While Comiskey had a $121,000 credit line, the Old Roman tried to pay for his dinner with his last available cash, a $20 gold Double Eagle. Perth's merchants had never seen such a coin and would not accept it as legal tender. With no other funds on his person, a humiliated Comiskey made a dash across the street to a bank. The bankers recognized the coin and exchanged the White Sox owner's money, minus $1.40 for the bank's time and troubles.

The situation was resolved in time to get back to the Orontes for the longer part of the voyage, which would last nine whole days. The Orontes, like the R.M.S. Empress of Japan, was a tall steamship, operated by a British company. Tour organizer Ted Sullivan made note of this in "History of World's Tour," writing:

The ginger of the Americans amazed the English and the reserve of the English amazed the Americans. The Americans, with their magnetic gingery temperament, can never assimilate with the English, with their frigid-zone temperament, but there is one thing that can be said, and I say it truthfully, without fear of contradiction, an Englishman's temperament will never blend with an America's temperament.

Besides the presence of Buck Weaver, what kind of "ginger" is Sullivan talking about? Well, in "Jim Thorpe: A Biography," William A. Cook tells a story of the world's greatest athlete taking charge in a game of follow the leader.

Jim Thorpe, always agreeable to horseplay, was selected as the leader and proceeded to lead the men and women all over the decks of the ship indulging in stupid actions. When Thorpe spotted Charles Comiskey lounging in a deck chair, the prankster leaned over and gave "The Old Roman" a big wet kiss. Everyone following Thorpe's lead proceeded to smooch Comiskey accordingly. Comiskey, a man with need for considerable distance in personal space, who rarely shook hands with his own players, found no amusement in the affection showered upon him.

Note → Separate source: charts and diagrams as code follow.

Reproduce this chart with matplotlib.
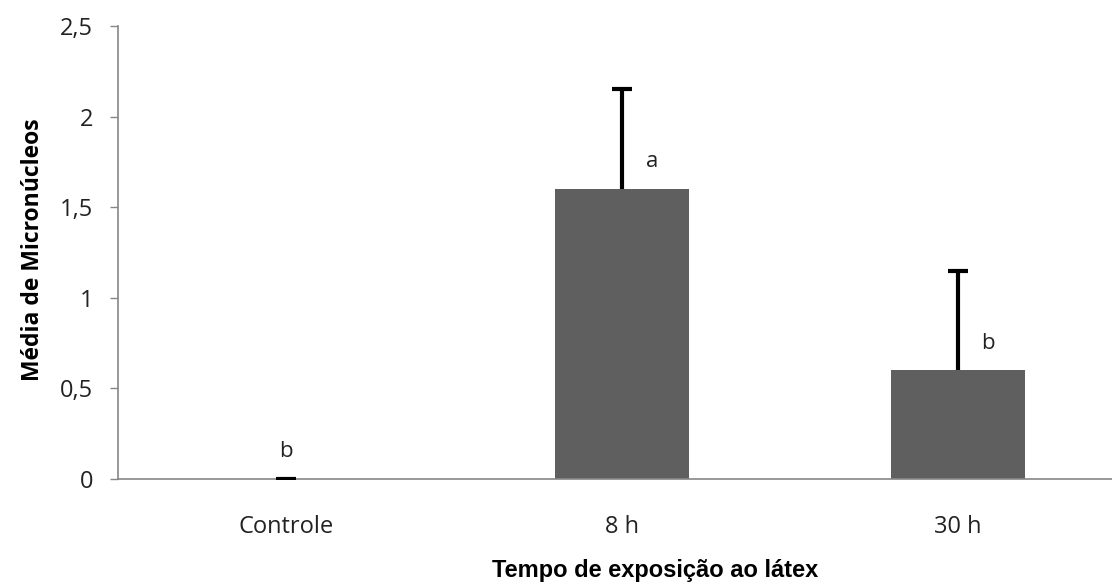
import matplotlib.pyplot as plt
import numpy as np

# dados
grupos = ['Controle', '8 h', '30 h']
medias = [0.0, 1.6, 0.6]
erros = [0.0, 0.55, 0.55]
letras = ['b', 'a', 'b']

fig = plt.figure(figsize=(11.12, 5.84), dpi=100)
ax = fig.add_axes([118 / 1112, 105 / 584, 1008 / 1112, 453 / 584])

x = np.arange(len(grupos))
ax.bar(x, medias, width=0.4, color='#5f5f5f', zorder=2)
eb = ax.errorbar(x, medias, yerr=[np.zeros(len(x)), erros], fmt='none',
                 ecolor='black', elinewidth=3, capsize=7, capthick=3, zorder=3)
eb[1][0].set_visible(False)  # so a barra superior

# letras de significancia
pos_letra = [(0, 0.15), (1.09, 1.75), (2.09, 0.75)]
for (px, py), l in zip(pos_letra, letras):
    ax.text(px, py, l, ha='center', va='center', fontsize=16,
            family='Open Sans', color='#222222')

ax.set_xlim(-0.5, 2.5)
ax.set_ylim(0, 2.5)
ax.set_yticks([0, 0.5, 1, 1.5, 2, 2.5])
ax.set_yticklabels(['0', '0,5', '1', '1,5', '2', '2,5'])
ax.set_xticks(x)
ax.set_xticklabels(grupos)

for lab in ax.get_xticklabels() + ax.get_yticklabels():
    lab.set_family('Open Sans')
    lab.set_fontsize(17)
    lab.set_color('#222222')

ax.tick_params(axis='x', length=0, pad=26)
ax.tick_params(axis='y', length=6, width=1, color='#868686', pad=12)

for s in ['top', 'right']:
    ax.spines[s].set_visible(False)
for s in ['left', 'bottom']:
    ax.spines[s].set_color('#868686')
    ax.spines[s].set_linewidth(1.2)

fig.text(33 / 1112, 1 - 250 / 584, 'Média de Micronúcleos', rotation=90,
         ha='center', va='center', fontsize=16.5, fontweight='bold',
         family='Open Sans')
fig.text(655 / 1112, 1 - 571 / 584, 'Tempo de exposição ao látex',
         ha='center', va='center', fontsize=17, fontweight='bold',
         family='Liberation Sans')

fig.savefig('out.png', dpi=100)
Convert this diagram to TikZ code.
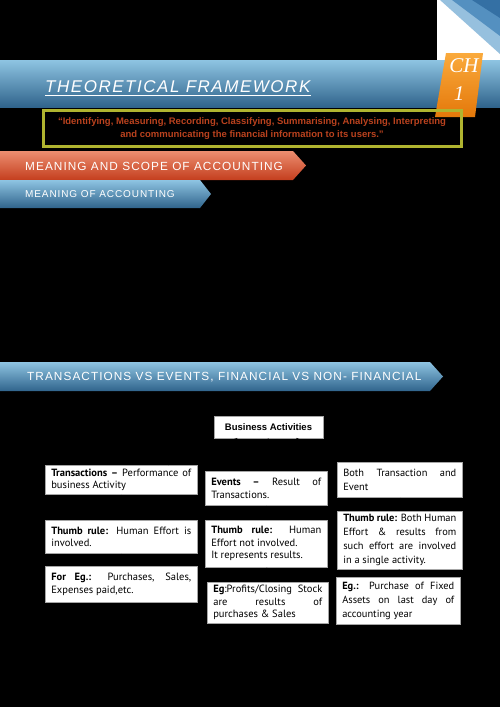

In The Sporting News, Joe Farrell highlights some other ways the passengers passed the time. There was a particularly fierce shuffleboard league, won by Steve Evans and Dick Egan, who could say they beat Thorpe in a competition (Thorpe and Hooks Wiltse finished second; John McGraw and Germany Schaefer third). Deck cricket also returned, and Hans Lobert impressed the Englishmen aboard.

Then there was the "Tango Four," a committee comprising Schaefer, Weaver, Fred Merkle and Tris Speaker. They purchased a phonograph, and a drawing resulted in Evans playing a role of ship deejay. He added another title when he was elected president of the Onion Club. The Onion Club received its names from the crates of American onions aboard the ship, and each "meeting" would start with Evans eating an onion, then selecting the evening's tango soundtrack.

(Elfers notes that the odd arbitrary rituals were designed to mock the popular fraternal orders of the day -- the Elks Club, Masons and the like.)

Neptune also made a cameo appearance as the Orontes approach the equator on Jan. 19, warning of an initiation ceremony that still takes place today.

The god of the sea -- looking suspiciously like umpire Bill Klem -- revisited the tourists a day later with a doctor and barber in tow. From Frank McGlynn in Baseball Magazine:

A great platform was erected near the stern of the ship, just above the steerage quarters. In front of this was a huge canvas tank filed with salt water. The victim who was taken by Neptune's police was tried for encroaching the first time on equatorial waters. The usual penalty was that they be shorn and shaven, and immediately a white brush was dipped into lather (no one knows what it was made of) from a bucket, and spread over the entire visage and head of the unfortunate culprit. The barber then proceeded to shave him with a wooden razor two feet in length amid shrieks of laughter from the onlookers. The lather was finally removed after taking handcuffs from the prisoner's wrists and tossing him into the arms of sturdy men, who stood in the tank waiting to give him the dunking that through the afternoon was the fate of nearly every stoker, petty officer and seaman on the ship.

The players all received the same treatment, with Elfers noting that Lee Magee received a certificate for the initiation. It might not have been worth it, for Magee said the lather consisted of "flour paste and axle grease."

At 11 p.m. on this date 100 years ago, bearing these diplomas that granted them passage, the White Sox and Giants crossed the equator and returned to the Northern Hemisphere.